Repeat the data below exactly, dropping any pictures it holds.

[Stored items from a collection]
[Start]

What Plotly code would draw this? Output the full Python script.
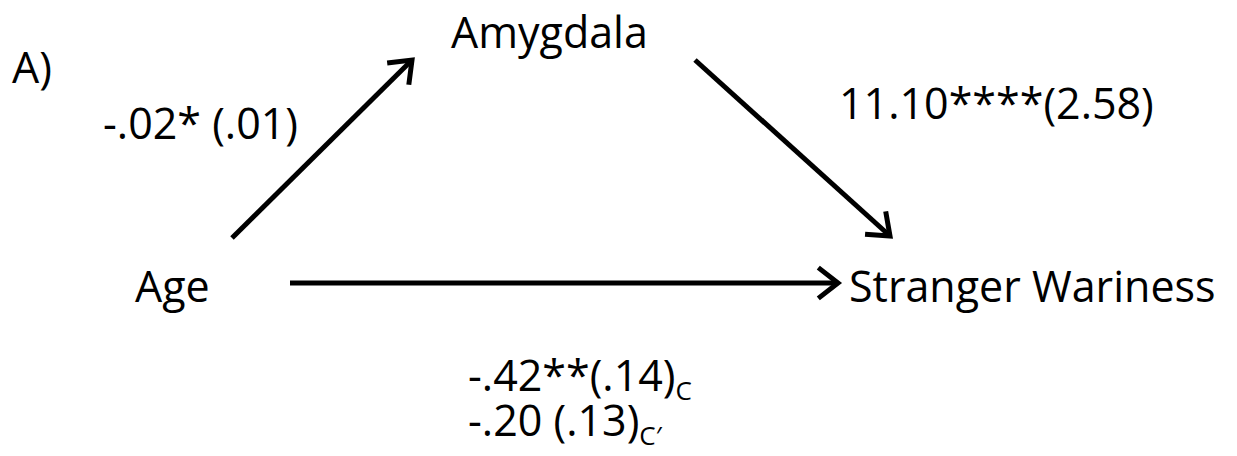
import math
import plotly.graph_objects as go

W, H = 1237, 456
OFF = 8  # page body margin
FONT = "Open Sans"
FS = 43

# Node labels and positions (page pixel space)
node_labels = ["Amygdala", "Age", "Stranger Wariness"]
node_x = [549, 172, 1032]
node_y = [31, 285, 285]

# Path coefficient labels
sub_c = "<sub><span style='font-size:26px'>C</span></sub>"
sub_cp = "<sub><span style='font-size:26px'>C\u2032</span></sub>"
coef_labels = ["-.02* (.01)", "11.10****(2.58)", "-.42**(.14)" + sub_c, "-.20 (.13)" + sub_cp]
coef_x = [200, 996, 466, 466]
coef_y = [122, 102, 376, 421]
coef_anchor = ["center", "center", "left", "left"]

panel_label = "A)"

# Arrows: (start, end)
arrow_start = [(232, 238), (695, 60), (290, 283)]
arrow_end = [(412, 60), (890, 236), (838, 283)]

fig = go.Figure()

for (x0, y0), (x1, y1) in zip(arrow_start, arrow_end):
    ang = math.atan2(y1 - y0, x1 - x0)
    L = 25
    spread = math.radians(38)
    hx1 = x1 - L * math.cos(ang - spread)
    hy1 = y1 - L * math.sin(ang - spread)
    hx2 = x1 - L * math.cos(ang + spread)
    hy2 = y1 - L * math.sin(ang + spread)
    fig.add_trace(go.Scatter(x=[x0, x1], y=[y0, y1], mode="lines",
                             line=dict(color="black", width=5), hoverinfo="skip"))
    fig.add_trace(go.Scatter(x=[hx1, x1, hx2], y=[hy1, y1, hy2], mode="lines",
                             line=dict(color="black", width=5), hoverinfo="skip"))

for t, x, y in zip(node_labels, node_x, node_y):
    fig.add_annotation(x=x, y=y, text=t, showarrow=False, xanchor="center", yanchor="middle",
                       font=dict(family=FONT, size=FS, color="black"))

for t, x, y, a in zip(coef_labels, coef_x, coef_y, coef_anchor):
    fig.add_annotation(x=x, y=y, text=t, showarrow=False, xanchor=a, yanchor="middle",
                       font=dict(family=FONT, size=FS, color="black"))

fig.add_annotation(x=10, y=66, text=panel_label, showarrow=False, xanchor="left", yanchor="middle",
                   font=dict(family=FONT, size=FS, color="black"))

fig.update_layout(
    width=W, height=H, margin=dict(l=0, r=0, t=0, b=0),
    paper_bgcolor="white", plot_bgcolor="white", showlegend=False,
    xaxis=dict(range=[OFF, W + OFF], visible=False, fixedrange=True),
    yaxis=dict(range=[H + OFF, OFF], visible=False, fixedrange=True),
)

fig.write_html("out.html")
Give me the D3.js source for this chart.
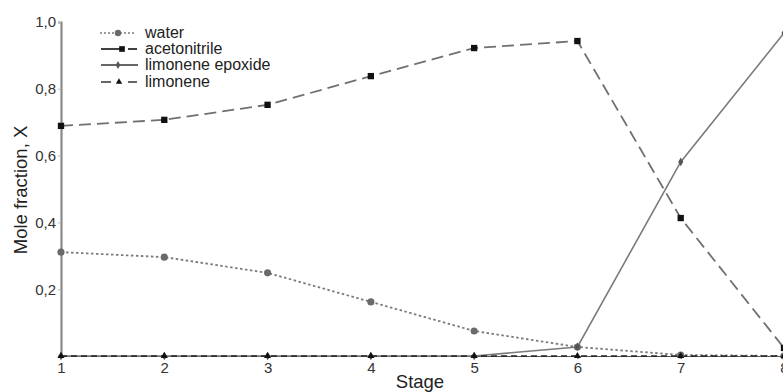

[End]

WRITTEN RESPONSE —
What Plotly code would draw this? Output the full Python script.
import math
import plotly.graph_objects as go

W, H = 1237, 456
OFF = 8  # page body margin
FONT = "Open Sans"
FS = 43

# Node labels and positions (page pixel space)
node_labels = ["Amygdala", "Age", "Stranger Wariness"]
node_x = [549, 172, 1032]
node_y = [31, 285, 285]

# Path coefficient labels
sub_c = "<sub><span style='font-size:26px'>C</span></sub>"
sub_cp = "<sub><span style='font-size:26px'>C\u2032</span></sub>"
coef_labels = ["-.02* (.01)", "11.10****(2.58)", "-.42**(.14)" + sub_c, "-.20 (.13)" + sub_cp]
coef_x = [200, 996, 466, 466]
coef_y = [122, 102, 376, 421]
coef_anchor = ["center", "center", "left", "left"]

panel_label = "A)"

# Arrows: (start, end)
arrow_start = [(232, 238), (695, 60), (290, 283)]
arrow_end = [(412, 60), (890, 236), (838, 283)]

fig = go.Figure()

for (x0, y0), (x1, y1) in zip(arrow_start, arrow_end):
    ang = math.atan2(y1 - y0, x1 - x0)
    L = 25
    spread = math.radians(38)
    hx1 = x1 - L * math.cos(ang - spread)
    hy1 = y1 - L * math.sin(ang - spread)
    hx2 = x1 - L * math.cos(ang + spread)
    hy2 = y1 - L * math.sin(ang + spread)
    fig.add_trace(go.Scatter(x=[x0, x1], y=[y0, y1], mode="lines",
                             line=dict(color="black", width=5), hoverinfo="skip"))
    fig.add_trace(go.Scatter(x=[hx1, x1, hx2], y=[hy1, y1, hy2], mode="lines",
                             line=dict(color="black", width=5), hoverinfo="skip"))

for t, x, y in zip(node_labels, node_x, node_y):
    fig.add_annotation(x=x, y=y, text=t, showarrow=False, xanchor="center", yanchor="middle",
                       font=dict(family=FONT, size=FS, color="black"))

for t, x, y, a in zip(coef_labels, coef_x, coef_y, coef_anchor):
    fig.add_annotation(x=x, y=y, text=t, showarrow=False, xanchor=a, yanchor="middle",
                       font=dict(family=FONT, size=FS, color="black"))

fig.add_annotation(x=10, y=66, text=panel_label, showarrow=False, xanchor="left", yanchor="middle",
                   font=dict(family=FONT, size=FS, color="black"))

fig.update_layout(
    width=W, height=H, margin=dict(l=0, r=0, t=0, b=0),
    paper_bgcolor="white", plot_bgcolor="white", showlegend=False,
    xaxis=dict(range=[OFF, W + OFF], visible=False, fixedrange=True),
    yaxis=dict(range=[H + OFF, OFF], visible=False, fixedrange=True),
)

fig.write_html("out.html")
Give me the D3.js source for this chart.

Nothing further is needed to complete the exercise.